[begin Collected data]

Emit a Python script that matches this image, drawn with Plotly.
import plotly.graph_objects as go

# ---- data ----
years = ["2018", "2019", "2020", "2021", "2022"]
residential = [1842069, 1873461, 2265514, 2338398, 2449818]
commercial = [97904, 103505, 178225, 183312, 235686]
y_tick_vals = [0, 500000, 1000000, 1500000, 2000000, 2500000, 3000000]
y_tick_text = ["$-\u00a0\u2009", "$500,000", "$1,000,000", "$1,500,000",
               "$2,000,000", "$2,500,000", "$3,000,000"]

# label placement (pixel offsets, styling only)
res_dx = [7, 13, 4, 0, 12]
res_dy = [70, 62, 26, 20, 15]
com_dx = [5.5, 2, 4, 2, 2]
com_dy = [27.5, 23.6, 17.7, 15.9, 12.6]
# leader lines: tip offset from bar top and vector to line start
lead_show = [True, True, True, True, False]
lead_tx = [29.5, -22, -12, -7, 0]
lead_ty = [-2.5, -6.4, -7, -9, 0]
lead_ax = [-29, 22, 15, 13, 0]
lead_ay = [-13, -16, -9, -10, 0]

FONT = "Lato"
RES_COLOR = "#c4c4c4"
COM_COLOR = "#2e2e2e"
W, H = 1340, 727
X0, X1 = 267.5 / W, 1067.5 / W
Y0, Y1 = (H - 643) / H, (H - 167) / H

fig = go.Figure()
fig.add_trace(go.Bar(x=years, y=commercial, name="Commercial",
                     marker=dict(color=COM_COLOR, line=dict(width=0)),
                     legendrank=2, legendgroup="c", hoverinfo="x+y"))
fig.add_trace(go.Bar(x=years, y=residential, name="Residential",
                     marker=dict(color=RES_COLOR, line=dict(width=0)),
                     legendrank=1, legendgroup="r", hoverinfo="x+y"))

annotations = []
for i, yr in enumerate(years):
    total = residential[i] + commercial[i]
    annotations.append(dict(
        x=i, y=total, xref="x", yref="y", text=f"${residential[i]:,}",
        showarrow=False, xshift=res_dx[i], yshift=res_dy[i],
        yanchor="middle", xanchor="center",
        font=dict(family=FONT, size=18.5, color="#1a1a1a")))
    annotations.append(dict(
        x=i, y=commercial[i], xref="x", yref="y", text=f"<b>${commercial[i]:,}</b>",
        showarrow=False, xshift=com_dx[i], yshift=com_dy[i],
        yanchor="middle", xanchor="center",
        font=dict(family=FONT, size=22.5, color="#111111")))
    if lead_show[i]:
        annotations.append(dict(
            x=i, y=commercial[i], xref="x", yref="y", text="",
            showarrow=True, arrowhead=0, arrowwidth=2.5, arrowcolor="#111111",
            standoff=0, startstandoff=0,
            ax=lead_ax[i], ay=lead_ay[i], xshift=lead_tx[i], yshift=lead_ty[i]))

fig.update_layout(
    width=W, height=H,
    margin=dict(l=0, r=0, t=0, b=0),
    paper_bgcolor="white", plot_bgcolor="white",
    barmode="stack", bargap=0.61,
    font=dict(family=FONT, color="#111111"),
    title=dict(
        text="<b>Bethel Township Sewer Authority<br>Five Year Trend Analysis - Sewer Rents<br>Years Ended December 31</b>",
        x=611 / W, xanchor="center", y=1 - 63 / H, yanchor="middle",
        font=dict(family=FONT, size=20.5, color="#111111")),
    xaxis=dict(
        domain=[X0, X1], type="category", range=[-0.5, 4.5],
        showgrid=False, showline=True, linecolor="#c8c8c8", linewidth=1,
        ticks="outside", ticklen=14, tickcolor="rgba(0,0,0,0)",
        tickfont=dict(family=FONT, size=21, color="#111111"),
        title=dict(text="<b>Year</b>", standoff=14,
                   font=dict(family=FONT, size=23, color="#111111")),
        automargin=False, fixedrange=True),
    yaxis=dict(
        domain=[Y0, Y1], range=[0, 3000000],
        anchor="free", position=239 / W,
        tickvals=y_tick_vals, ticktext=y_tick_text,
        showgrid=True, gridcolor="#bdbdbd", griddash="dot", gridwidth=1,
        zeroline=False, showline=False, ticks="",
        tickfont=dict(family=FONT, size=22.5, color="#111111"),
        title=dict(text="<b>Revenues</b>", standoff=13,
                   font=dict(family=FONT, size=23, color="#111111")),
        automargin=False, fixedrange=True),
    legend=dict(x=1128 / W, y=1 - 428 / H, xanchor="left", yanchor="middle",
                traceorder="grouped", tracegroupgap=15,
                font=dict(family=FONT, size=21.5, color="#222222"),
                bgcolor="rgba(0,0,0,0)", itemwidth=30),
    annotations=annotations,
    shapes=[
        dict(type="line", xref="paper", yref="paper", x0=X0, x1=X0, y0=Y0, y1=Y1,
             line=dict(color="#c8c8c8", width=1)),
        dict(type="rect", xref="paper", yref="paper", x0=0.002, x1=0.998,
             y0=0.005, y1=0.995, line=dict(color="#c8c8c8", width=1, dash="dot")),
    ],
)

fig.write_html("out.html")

[end Collected data]

→ **Brief**:
What is needed is an exact copy of the lines from the start of the listing through the line where "import plotly.graph_objects as go" sits, please, both end lines included and nothing more.

→ **The output**:
Emit a Python script that matches this image, drawn with Plotly.
import plotly.graph_objects as go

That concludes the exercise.